Figure scripts:
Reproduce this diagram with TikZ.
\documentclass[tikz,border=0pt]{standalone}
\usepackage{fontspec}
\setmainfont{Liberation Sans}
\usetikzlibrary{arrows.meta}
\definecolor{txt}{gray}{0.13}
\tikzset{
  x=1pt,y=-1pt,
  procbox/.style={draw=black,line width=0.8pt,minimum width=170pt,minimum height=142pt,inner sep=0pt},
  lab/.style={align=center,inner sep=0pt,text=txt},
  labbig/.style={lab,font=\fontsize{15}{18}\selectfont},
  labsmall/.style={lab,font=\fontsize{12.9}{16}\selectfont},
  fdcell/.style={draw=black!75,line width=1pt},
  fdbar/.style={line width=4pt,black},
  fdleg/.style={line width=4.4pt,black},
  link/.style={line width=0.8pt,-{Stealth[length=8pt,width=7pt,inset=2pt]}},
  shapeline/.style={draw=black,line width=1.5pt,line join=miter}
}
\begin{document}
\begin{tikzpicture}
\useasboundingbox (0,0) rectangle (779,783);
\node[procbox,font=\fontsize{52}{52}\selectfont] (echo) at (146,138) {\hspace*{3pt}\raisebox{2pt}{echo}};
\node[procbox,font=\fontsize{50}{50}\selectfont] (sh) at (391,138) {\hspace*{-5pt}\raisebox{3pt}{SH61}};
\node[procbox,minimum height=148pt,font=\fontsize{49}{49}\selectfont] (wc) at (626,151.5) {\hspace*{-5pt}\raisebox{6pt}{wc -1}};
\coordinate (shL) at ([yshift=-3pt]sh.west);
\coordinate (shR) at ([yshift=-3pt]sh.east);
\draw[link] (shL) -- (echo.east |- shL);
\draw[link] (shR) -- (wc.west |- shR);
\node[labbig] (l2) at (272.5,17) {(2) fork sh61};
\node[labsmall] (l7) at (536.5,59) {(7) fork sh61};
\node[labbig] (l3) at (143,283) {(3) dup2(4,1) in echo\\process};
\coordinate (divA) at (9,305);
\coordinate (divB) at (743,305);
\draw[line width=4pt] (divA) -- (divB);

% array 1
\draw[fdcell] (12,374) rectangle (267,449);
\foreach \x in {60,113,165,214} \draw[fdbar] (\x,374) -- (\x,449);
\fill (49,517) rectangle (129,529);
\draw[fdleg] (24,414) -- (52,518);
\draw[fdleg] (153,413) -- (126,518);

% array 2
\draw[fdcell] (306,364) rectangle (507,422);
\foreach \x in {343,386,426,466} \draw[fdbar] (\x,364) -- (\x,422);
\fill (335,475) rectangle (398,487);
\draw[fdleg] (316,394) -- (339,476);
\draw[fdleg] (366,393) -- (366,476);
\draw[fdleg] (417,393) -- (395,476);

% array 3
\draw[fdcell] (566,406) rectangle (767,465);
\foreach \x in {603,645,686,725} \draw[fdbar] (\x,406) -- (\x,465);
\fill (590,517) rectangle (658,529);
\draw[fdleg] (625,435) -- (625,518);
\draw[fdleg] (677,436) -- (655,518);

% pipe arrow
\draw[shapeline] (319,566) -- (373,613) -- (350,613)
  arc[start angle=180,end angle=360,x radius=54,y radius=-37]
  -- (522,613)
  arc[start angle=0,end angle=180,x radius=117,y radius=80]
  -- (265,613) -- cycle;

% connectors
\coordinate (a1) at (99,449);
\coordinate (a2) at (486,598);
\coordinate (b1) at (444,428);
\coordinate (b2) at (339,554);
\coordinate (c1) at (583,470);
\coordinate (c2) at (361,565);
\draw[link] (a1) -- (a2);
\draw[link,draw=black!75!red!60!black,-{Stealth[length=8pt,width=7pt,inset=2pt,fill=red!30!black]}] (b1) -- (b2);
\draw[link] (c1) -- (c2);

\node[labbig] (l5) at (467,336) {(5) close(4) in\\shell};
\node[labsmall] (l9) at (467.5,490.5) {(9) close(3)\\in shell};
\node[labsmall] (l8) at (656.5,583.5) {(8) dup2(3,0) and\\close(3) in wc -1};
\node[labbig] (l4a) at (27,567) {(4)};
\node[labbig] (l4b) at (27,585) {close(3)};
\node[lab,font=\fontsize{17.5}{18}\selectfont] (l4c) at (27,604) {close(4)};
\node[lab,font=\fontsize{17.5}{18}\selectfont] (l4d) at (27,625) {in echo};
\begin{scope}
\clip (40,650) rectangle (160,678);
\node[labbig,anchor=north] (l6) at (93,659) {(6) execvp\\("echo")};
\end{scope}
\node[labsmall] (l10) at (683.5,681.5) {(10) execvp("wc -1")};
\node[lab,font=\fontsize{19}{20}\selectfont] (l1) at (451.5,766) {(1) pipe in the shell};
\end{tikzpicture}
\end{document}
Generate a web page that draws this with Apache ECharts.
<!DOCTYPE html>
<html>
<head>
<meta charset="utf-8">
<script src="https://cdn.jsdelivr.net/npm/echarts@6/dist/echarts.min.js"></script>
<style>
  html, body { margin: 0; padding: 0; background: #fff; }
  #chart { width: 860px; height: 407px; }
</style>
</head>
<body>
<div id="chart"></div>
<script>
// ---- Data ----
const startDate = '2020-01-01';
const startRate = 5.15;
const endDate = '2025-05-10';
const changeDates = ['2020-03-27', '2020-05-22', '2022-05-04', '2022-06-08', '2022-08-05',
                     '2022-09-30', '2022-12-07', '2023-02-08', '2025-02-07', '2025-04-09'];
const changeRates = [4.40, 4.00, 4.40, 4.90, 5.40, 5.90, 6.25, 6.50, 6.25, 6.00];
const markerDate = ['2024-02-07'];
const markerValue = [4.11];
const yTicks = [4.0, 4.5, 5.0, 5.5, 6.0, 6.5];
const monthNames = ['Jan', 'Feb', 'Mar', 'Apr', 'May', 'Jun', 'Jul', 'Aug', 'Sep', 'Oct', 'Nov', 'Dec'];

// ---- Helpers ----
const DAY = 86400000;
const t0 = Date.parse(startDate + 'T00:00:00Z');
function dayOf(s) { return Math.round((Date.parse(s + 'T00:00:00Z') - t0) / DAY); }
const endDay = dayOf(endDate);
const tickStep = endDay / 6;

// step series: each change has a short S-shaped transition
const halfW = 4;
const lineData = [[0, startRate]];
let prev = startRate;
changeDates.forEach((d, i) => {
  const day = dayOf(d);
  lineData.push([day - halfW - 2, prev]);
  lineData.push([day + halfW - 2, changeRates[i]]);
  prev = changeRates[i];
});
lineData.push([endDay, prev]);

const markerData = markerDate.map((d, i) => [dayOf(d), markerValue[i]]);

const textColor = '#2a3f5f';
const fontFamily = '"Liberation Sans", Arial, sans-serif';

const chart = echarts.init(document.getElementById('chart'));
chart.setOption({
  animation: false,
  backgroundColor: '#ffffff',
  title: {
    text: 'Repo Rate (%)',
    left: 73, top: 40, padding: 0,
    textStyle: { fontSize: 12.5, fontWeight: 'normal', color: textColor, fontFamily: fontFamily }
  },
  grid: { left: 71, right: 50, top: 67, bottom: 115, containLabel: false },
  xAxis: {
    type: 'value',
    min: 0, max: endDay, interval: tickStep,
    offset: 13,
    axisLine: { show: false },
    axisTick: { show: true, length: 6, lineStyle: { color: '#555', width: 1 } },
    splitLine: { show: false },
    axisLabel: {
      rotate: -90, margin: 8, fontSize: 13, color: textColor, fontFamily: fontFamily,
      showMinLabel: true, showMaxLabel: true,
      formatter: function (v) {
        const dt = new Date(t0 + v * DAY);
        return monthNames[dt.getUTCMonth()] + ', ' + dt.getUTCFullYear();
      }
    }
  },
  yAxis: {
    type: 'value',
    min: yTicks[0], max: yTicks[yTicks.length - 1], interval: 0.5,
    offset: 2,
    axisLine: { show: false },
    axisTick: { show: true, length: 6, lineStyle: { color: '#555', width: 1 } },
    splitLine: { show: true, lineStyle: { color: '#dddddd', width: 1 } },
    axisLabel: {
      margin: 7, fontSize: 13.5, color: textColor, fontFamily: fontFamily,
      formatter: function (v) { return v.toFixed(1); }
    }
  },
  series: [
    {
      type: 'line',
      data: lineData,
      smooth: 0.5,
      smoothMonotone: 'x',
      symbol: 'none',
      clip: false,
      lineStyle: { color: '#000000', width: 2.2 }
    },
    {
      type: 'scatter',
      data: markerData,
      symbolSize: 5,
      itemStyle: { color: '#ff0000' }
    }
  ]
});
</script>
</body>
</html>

THE REQUEST:
Can you write out the lines above, from the first one through the one containing "(417,393) -- (395,476);", exactly as they appear and nothing more?

RESPONSE TO THE EXERCISE:
Reproduce this diagram with TikZ.
\documentclass[tikz,border=0pt]{standalone}
\usepackage{fontspec}
\setmainfont{Liberation Sans}
\usetikzlibrary{arrows.meta}
\definecolor{txt}{gray}{0.13}
\tikzset{
  x=1pt,y=-1pt,
  procbox/.style={draw=black,line width=0.8pt,minimum width=170pt,minimum height=142pt,inner sep=0pt},
  lab/.style={align=center,inner sep=0pt,text=txt},
  labbig/.style={lab,font=\fontsize{15}{18}\selectfont},
  labsmall/.style={lab,font=\fontsize{12.9}{16}\selectfont},
  fdcell/.style={draw=black!75,line width=1pt},
  fdbar/.style={line width=4pt,black},
  fdleg/.style={line width=4.4pt,black},
  link/.style={line width=0.8pt,-{Stealth[length=8pt,width=7pt,inset=2pt]}},
  shapeline/.style={draw=black,line width=1.5pt,line join=miter}
}
\begin{document}
\begin{tikzpicture}
\useasboundingbox (0,0) rectangle (779,783);
\node[procbox,font=\fontsize{52}{52}\selectfont] (echo) at (146,138) {\hspace*{3pt}\raisebox{2pt}{echo}};
\node[procbox,font=\fontsize{50}{50}\selectfont] (sh) at (391,138) {\hspace*{-5pt}\raisebox{3pt}{SH61}};
\node[procbox,minimum height=148pt,font=\fontsize{49}{49}\selectfont] (wc) at (626,151.5) {\hspace*{-5pt}\raisebox{6pt}{wc -1}};
\coordinate (shL) at ([yshift=-3pt]sh.west);
\coordinate (shR) at ([yshift=-3pt]sh.east);
\draw[link] (shL) -- (echo.east |- shL);
\draw[link] (shR) -- (wc.west |- shR);
\node[labbig] (l2) at (272.5,17) {(2) fork sh61};
\node[labsmall] (l7) at (536.5,59) {(7) fork sh61};
\node[labbig] (l3) at (143,283) {(3) dup2(4,1) in echo\\process};
\coordinate (divA) at (9,305);
\coordinate (divB) at (743,305);
\draw[line width=4pt] (divA) -- (divB);

% array 1
\draw[fdcell] (12,374) rectangle (267,449);
\foreach \x in {60,113,165,214} \draw[fdbar] (\x,374) -- (\x,449);
\fill (49,517) rectangle (129,529);
\draw[fdleg] (24,414) -- (52,518);
\draw[fdleg] (153,413) -- (126,518);

% array 2
\draw[fdcell] (306,364) rectangle (507,422);
\foreach \x in {343,386,426,466} \draw[fdbar] (\x,364) -- (\x,422);
\fill (335,475) rectangle (398,487);
\draw[fdleg] (316,394) -- (339,476);
\draw[fdleg] (366,393) -- (366,476);
\draw[fdleg] (417,393) -- (395,476);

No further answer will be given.